Bruce French

Personal information
- Full name: Bruce Nicholas French
- Born: 13 August 1959 (age 67) Market Warsop, Nottinghamshire, England
- Nickname: Frog
- Batting: Right-handed
- Role: Wicket-keeper
- Relations: Neil French (brother) Jake Ball (nephew)

International information
- National side: England (1985–1988);
- Test debut (cap 517): 19 June 1986 v India
- Last Test: 3 March 1988 v New Zealand
- ODI debut (cap 80): 27 January 1985 v India
- Last ODI: 19 March 1988 v New Zealand

Domestic team information
- 1976–1995: Nottinghamshire

Career statistics
| Competition | Test | ODI | FC | LA |
| Matches | 16 | 13 | 360 | 296 |
| Runs scored | 308 | 34 | 7,160 | 2,026 |
| Batting average | 18.11 | 6.80 | 18.89 | 15.00 |
| 100s/50s | 0/1 | 0/0 | 2/25 | 0/0 |
| Top score | 59 | 9* | 123 | 49 |
| Balls bowled | – | – | 90 | – |
| Wickets | – | – | 1 | – |
| Bowling average | – | – | 70.00 | – |
| 5 wickets in innings | – | – | 0 | – |
| 10 wickets in match | – | – | 0 | – |
| Best bowling | – | – | 1/37 | – |
| Catches/stumpings | 38/1 | 13/3 | 817/100 | 275/36 |
- Source: CricketArchive, 17 July 2016

= Bruce French (cricketer) =

English cricketer

Bruce Nicholas French (born 13 August 1959) is a former English cricketer, who played in sixteen Test matches and 13 One Day Internationals for the England cricket team from 1985 to 1988. A wicket-keeper/batsman, French played his first Test against India at Headingley, Leeds in 1986, and his last Test against New Zealand in Wellington in March 1988.

French played his county cricket exclusively for Nottinghamshire.
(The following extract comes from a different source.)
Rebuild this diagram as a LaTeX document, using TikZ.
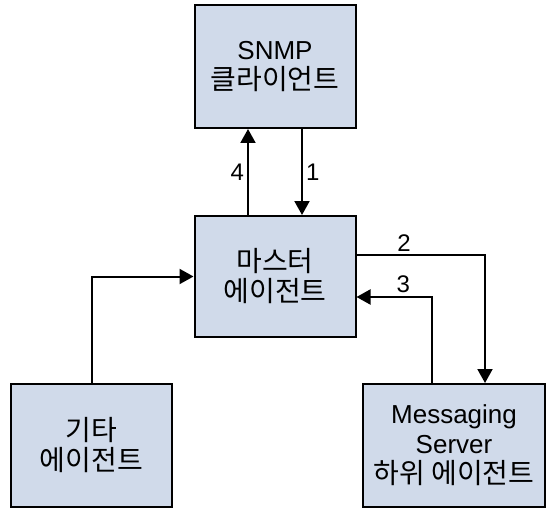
\documentclass[tikz,border=0pt]{standalone}
\usepackage{fontspec}
\setmainfont{Liberation Sans}
\newfontfamily\kr{Noto Sans CJK KR}
\newcommand{\hangul}[1]{{\kr\fontsize{28}{30}\selectfont #1}}
\usepackage{tikz}
\usetikzlibrary{calc}
\usetikzlibrary{arrows.meta}

\definecolor{boxfill}{RGB}{208,218,234}

\tikzset{
  agentbox/.style={draw=black, fill=boxfill, line width=2pt, align=center,
    minimum width=161pt, minimum height=123pt, inner sep=0pt,
    font=\fontsize{26}{30}\selectfont},
  flow/.style={line width=2pt, -{Triangle[length=14pt,width=15pt]}},
  num/.style={font=\fontsize{24}{28}\selectfont, inner sep=3pt}
}

\begin{document}
\begin{tikzpicture}[x=1pt,y=-1pt]
\useasboundingbox (0,0) rectangle (546,508);

\node[agentbox] (snmp) at (275,66.5) {SNMP\\\hangul{클라이언트}};
\node[agentbox, minimum height=121pt] (master) at (275,276.5) {\hangul{마스터}\\\hangul{에이전트}};
\node[agentbox] (other) at (91.5,445.5) {\hangul{기타}\\\hangul{에이전트}};
\node[agentbox, minimum width=182pt] (msg) at (454,445.5) {Messaging\\Server\\\hangul{하위 에이전트}};

\draw[flow] ($(snmp.south)+(27,0)$) -- node[num,right] {1} ($(master.north)+(27,0)$);
\draw[flow] ($(master.north)+(-27,0)$) -- node[num,left] {4} ($(snmp.south)+(-27,0)$);
\draw[flow] ($(master.east)+(0,-21.5)$) -| node[num,above,pos=0.185] {2} ($(msg.north)+(31,0)$);
\draw[flow] ($(msg.north)+(-22,0)$) |- node[num,above,pos=0.69] {3} ($(master.east)+(0,20.5)$);
\draw[flow] (other.north) |- (master.west);
\end{tikzpicture}
\end{document}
Cricket writer, Colin Bateman, described French as "a wicketkeeper of the highest calibre". His nephew Jake Ball also played test cricket for England.

==Life and career==
French served as understudy to Paul Downton on two tours, before making his Test debut against India in 1986. He had a run in the side until a finger injury gave Jack Russell his opportunity behind the stumps.

French's best performance with the bat at Test level came against Pakistan in the 1987 Test at Old Trafford, when he scored 59 in a rain-affected drawn match. In his sixteen Test matches, French scored 309 runs at an average of 18.11, took thirty eight catches and made one stumping.

His England Test career was unusual in that not once in his sixteen matches did he finish on the winning side. This was a lean time for a mediocre England team whose star players, David Gower, Ian Botham and Graham Gooch, were either struggling or absent; the majority of the Tests in which French played ended in draws. The only Tests England won during the timeframe of French's Test career were against Australia during the 1986–7 Ashes series, when, because of the poor form of the specialist batsmen in tour matches ahead of the Ashes tests, the selectors decided to drop him for Jack Richards, who had a reputation as a stronger batsman. When recalled for the next two Tests against Pakistan the following summer, he partly answered his critics, making runs as nightwatchman in both games.

He had at least finished on the winning side when England were victorious in the World Series Cup at the end of that tour of Australia. French played in both finals of this tournament against Australia. French was also part of a successful Nottinghamshire county side, which won the County Championship and NatWest Trophy in 1987, French helping Richard Hadlee in a crucial stand of 75 in the final of the latter. He was also part of the sides that won the 1981 County Championship, the 1991 Refuge Assurance League, and the Benson and Hedges Cup in 1989. In the final of the latter he shared another crucial but smaller stand in a successful run chase, this time with Eddie Hemmings.

French had a mixed experience on his tours. These included being bitten by a dog, being hit by a spectator-thrown ball whilst practising, and then knocked down by a car as he arrived at hospital for treatment. French also saved two young girls from drowning while on a Test tour in Pakistan, when he came across them by chance. He also missed a home test in 1987 after contracting chickenpox. He also missed part of a Lord's Test against New Zealand in 1986 after being struck by a delivery from his Nottinghamshire team-mate Hadlee while batting, his place behind the stumps, with the permission of New Zealand captain Jeremy Coney, being taken successively by Bill Athey, Bob Taylor (who briefly thus came out of retirement), and Bobby Parks.

French joined the 1990 rebel tour to South Africa, a decision which confirmed that his test playing days were over. Retrospectively French said of this decision: "They wanted a wicketkeeper. I had been out of the game for a year through injury and Jack Russell had come into the England side. It looked difficult to get back. I thought I would earn more from the tour than playing international cricket."

French enjoys mountaineering, and had a spell coaching wicket-keeping for the England cricket team. He coached Matt Prior, the English wicket-keeper, and has been regarded as an excellent coach of high skills and knowledge.